» **EXERCISE BRIEF**: Give again, verbatim, the lines between the line that contains "Write a Python" and the line that contains "plt.rcParams['font.family'] = ['Liberation", counting both ends. Pictures are excluded from the copy.
----- INFORMATION PROVIDED -----
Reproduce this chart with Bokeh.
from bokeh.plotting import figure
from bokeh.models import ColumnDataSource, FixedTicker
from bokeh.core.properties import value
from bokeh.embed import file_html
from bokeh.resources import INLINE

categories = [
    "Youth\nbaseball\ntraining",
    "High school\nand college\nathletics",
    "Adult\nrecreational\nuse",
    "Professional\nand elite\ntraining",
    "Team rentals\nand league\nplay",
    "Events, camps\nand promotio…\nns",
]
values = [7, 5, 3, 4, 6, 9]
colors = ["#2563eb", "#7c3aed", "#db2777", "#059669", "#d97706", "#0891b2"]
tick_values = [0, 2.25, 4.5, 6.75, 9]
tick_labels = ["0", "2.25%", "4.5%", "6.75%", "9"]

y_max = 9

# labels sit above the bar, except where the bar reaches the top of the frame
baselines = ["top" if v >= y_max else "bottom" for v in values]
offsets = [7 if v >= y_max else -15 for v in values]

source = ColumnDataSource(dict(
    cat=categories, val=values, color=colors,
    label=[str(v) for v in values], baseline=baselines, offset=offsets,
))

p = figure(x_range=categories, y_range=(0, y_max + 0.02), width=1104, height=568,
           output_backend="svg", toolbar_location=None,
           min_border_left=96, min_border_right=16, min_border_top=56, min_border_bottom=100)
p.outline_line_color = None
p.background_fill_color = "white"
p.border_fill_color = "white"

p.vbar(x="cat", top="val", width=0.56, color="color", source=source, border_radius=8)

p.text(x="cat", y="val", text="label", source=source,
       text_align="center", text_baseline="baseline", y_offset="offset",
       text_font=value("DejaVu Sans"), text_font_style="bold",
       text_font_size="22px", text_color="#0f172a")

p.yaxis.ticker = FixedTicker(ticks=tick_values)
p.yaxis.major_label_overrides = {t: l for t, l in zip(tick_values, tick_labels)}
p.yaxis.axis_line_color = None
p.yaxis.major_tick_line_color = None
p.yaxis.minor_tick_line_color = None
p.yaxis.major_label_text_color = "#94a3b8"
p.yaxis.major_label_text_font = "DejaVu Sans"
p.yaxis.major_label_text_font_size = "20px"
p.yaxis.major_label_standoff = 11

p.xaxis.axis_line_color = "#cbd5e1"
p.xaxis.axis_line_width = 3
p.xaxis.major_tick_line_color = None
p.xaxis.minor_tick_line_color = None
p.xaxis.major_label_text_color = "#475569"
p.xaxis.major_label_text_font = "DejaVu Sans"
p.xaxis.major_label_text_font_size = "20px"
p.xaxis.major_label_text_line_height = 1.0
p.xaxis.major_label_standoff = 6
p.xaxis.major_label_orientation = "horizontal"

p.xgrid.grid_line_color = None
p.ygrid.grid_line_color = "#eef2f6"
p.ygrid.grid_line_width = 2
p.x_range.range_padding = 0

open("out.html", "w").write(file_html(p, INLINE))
-----
----- INFORMATION PROVIDED -----
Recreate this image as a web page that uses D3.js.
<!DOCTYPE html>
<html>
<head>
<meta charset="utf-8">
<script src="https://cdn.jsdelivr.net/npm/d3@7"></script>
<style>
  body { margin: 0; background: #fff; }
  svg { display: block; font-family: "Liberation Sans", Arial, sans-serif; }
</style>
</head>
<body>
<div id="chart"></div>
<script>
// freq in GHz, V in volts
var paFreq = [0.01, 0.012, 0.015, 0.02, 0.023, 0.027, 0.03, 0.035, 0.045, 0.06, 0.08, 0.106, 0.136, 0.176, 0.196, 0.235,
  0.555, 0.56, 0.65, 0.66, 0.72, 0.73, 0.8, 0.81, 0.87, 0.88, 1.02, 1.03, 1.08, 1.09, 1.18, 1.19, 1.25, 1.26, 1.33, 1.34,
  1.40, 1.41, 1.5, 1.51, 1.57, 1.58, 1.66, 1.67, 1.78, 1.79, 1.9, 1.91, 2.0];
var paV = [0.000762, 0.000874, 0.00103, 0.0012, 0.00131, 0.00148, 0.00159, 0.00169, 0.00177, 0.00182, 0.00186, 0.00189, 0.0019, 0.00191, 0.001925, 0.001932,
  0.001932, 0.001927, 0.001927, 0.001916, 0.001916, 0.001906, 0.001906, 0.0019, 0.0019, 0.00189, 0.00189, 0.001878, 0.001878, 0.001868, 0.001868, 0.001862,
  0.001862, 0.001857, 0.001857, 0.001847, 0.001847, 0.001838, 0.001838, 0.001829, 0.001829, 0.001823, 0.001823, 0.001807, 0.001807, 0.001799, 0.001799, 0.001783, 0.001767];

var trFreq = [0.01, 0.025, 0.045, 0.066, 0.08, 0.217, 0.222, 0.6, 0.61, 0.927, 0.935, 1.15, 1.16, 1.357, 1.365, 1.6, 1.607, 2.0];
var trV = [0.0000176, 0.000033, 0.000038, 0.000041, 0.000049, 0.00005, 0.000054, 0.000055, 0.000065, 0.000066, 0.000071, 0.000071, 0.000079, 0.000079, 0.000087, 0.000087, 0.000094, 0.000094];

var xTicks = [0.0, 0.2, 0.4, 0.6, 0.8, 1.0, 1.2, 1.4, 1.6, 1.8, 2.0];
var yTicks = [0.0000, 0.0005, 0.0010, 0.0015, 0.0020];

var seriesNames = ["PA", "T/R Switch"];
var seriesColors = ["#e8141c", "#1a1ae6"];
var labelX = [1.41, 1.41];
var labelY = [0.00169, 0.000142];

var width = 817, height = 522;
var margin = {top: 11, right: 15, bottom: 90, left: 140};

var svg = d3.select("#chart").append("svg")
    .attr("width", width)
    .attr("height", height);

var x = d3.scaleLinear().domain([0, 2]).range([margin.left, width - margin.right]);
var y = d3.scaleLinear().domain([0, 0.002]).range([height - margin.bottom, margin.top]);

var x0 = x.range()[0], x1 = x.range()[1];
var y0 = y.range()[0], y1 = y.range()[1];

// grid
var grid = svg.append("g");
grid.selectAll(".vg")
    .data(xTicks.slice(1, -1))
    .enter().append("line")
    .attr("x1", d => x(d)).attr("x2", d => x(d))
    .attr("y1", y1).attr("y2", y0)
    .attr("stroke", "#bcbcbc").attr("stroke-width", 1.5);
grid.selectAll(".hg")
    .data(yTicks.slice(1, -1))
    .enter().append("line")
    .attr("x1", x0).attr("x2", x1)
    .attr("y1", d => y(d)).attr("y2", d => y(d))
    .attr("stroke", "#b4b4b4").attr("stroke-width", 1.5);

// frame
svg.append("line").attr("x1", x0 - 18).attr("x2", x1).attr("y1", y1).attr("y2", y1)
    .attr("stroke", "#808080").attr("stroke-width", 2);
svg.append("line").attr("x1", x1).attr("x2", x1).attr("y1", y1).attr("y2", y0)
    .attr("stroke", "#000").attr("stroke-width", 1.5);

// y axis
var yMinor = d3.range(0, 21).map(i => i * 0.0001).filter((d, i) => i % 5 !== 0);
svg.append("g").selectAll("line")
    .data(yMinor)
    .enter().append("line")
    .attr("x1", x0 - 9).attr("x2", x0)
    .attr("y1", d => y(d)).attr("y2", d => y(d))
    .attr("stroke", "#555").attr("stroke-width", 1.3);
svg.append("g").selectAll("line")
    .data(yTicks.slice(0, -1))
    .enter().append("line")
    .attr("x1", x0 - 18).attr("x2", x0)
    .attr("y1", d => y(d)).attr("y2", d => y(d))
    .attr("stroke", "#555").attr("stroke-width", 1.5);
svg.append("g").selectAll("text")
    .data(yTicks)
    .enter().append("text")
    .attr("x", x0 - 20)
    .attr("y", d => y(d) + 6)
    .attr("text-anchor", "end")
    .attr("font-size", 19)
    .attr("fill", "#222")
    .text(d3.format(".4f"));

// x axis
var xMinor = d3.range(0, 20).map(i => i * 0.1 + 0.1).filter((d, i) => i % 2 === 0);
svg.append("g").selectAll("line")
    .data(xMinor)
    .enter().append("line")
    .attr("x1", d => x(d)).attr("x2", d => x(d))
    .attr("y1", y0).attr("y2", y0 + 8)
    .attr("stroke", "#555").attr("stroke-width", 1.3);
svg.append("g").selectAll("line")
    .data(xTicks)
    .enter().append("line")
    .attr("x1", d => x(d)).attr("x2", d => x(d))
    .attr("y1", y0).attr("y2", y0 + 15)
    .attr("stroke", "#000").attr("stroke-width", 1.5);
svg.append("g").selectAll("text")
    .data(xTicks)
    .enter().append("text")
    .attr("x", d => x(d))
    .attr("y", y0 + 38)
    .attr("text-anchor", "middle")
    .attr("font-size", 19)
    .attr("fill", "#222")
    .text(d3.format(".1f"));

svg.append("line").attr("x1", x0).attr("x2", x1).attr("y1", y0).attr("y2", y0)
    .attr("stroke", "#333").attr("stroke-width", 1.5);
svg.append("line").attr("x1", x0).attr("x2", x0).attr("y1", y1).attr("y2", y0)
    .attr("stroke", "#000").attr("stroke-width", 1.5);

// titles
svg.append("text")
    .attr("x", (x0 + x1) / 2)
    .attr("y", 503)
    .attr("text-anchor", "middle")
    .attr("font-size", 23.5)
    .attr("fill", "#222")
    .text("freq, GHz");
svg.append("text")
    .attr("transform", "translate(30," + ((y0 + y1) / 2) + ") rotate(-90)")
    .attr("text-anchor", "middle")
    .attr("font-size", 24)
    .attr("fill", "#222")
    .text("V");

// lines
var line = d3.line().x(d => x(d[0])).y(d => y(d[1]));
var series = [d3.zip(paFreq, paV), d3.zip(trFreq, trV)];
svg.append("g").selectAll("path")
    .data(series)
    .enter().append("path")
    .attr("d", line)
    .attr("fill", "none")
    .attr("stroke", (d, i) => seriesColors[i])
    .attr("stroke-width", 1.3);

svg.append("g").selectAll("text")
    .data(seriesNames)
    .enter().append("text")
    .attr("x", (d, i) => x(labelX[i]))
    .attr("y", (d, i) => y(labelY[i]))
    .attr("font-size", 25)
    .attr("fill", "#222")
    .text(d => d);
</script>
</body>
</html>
-----
----- INFORMATION PROVIDED -----
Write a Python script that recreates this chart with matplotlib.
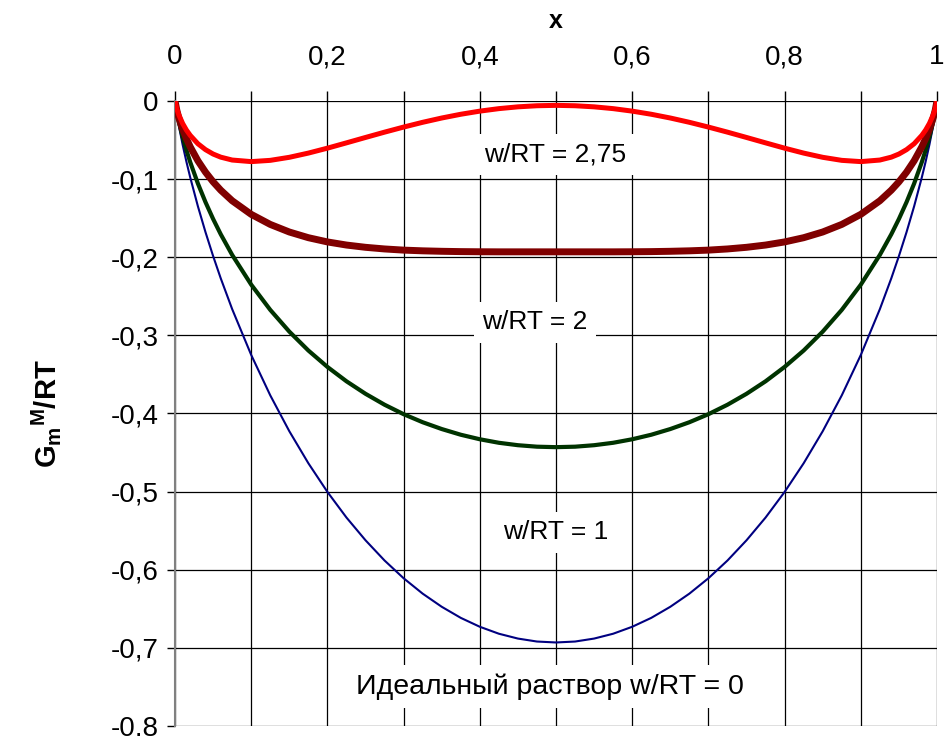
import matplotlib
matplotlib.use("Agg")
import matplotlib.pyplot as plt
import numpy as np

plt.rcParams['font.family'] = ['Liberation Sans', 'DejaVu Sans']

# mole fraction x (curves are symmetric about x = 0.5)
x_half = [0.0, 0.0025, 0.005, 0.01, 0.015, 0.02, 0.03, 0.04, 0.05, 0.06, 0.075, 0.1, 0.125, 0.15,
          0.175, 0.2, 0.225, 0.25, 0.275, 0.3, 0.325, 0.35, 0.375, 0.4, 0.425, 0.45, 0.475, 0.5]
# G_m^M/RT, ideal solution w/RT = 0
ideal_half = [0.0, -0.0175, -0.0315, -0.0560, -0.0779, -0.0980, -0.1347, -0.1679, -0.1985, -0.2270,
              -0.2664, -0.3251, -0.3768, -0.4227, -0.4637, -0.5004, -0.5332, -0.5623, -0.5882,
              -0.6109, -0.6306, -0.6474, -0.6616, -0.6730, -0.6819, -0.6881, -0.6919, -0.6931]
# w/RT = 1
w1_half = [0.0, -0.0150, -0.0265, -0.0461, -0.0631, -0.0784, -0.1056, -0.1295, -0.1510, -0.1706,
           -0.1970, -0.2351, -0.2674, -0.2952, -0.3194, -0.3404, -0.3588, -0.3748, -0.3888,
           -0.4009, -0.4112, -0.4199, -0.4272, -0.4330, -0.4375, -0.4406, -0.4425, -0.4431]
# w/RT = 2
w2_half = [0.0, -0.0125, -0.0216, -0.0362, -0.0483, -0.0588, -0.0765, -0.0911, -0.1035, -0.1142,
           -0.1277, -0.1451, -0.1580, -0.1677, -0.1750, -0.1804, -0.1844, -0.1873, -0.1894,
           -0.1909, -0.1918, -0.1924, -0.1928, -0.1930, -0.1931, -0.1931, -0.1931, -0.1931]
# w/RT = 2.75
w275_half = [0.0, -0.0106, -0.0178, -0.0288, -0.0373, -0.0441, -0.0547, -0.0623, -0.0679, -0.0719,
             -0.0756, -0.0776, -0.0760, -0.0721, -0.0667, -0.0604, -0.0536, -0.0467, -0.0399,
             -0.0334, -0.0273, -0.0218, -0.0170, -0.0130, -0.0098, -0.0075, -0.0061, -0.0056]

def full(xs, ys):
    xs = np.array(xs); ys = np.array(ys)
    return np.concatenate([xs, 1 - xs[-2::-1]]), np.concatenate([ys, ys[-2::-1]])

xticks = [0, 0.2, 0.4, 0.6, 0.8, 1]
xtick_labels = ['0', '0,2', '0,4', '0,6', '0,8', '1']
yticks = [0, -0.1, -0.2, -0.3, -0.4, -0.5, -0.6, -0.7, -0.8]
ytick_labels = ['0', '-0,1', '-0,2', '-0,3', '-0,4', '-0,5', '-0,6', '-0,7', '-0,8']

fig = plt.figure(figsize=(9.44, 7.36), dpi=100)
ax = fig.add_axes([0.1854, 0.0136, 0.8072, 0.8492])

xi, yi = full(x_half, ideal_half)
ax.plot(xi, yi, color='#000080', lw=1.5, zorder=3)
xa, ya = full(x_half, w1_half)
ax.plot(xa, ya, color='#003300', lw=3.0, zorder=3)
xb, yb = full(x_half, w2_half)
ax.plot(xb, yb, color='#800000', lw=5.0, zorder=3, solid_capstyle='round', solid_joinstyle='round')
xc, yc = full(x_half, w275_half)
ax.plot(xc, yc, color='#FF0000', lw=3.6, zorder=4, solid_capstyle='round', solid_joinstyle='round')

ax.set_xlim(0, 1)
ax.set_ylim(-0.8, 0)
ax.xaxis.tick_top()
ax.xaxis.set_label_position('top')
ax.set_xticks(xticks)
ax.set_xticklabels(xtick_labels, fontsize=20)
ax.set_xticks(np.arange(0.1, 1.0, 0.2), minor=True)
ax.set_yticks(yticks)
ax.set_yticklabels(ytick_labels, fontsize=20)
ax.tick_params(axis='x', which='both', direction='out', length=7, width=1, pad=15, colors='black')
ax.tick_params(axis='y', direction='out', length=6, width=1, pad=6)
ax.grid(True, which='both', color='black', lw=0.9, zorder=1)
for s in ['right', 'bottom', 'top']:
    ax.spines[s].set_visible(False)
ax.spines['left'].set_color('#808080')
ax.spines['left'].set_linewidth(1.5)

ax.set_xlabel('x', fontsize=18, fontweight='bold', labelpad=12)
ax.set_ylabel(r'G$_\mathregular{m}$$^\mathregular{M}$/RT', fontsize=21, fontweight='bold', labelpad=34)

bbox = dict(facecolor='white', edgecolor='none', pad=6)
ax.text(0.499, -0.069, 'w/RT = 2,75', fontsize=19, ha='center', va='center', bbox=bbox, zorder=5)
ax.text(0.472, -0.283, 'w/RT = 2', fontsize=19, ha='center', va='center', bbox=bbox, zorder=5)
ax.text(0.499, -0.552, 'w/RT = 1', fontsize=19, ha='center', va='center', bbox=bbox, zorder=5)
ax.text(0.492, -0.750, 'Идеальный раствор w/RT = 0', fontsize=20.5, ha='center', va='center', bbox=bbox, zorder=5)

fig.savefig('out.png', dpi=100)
-----
» **EXPECTED OUTPUT**:
Write a Python script that recreates this chart with matplotlib.
import matplotlib
matplotlib.use("Agg")
import matplotlib.pyplot as plt
import numpy as np

plt.rcParams['font.family'] = ['Liberation Sans', 'DejaVu Sans']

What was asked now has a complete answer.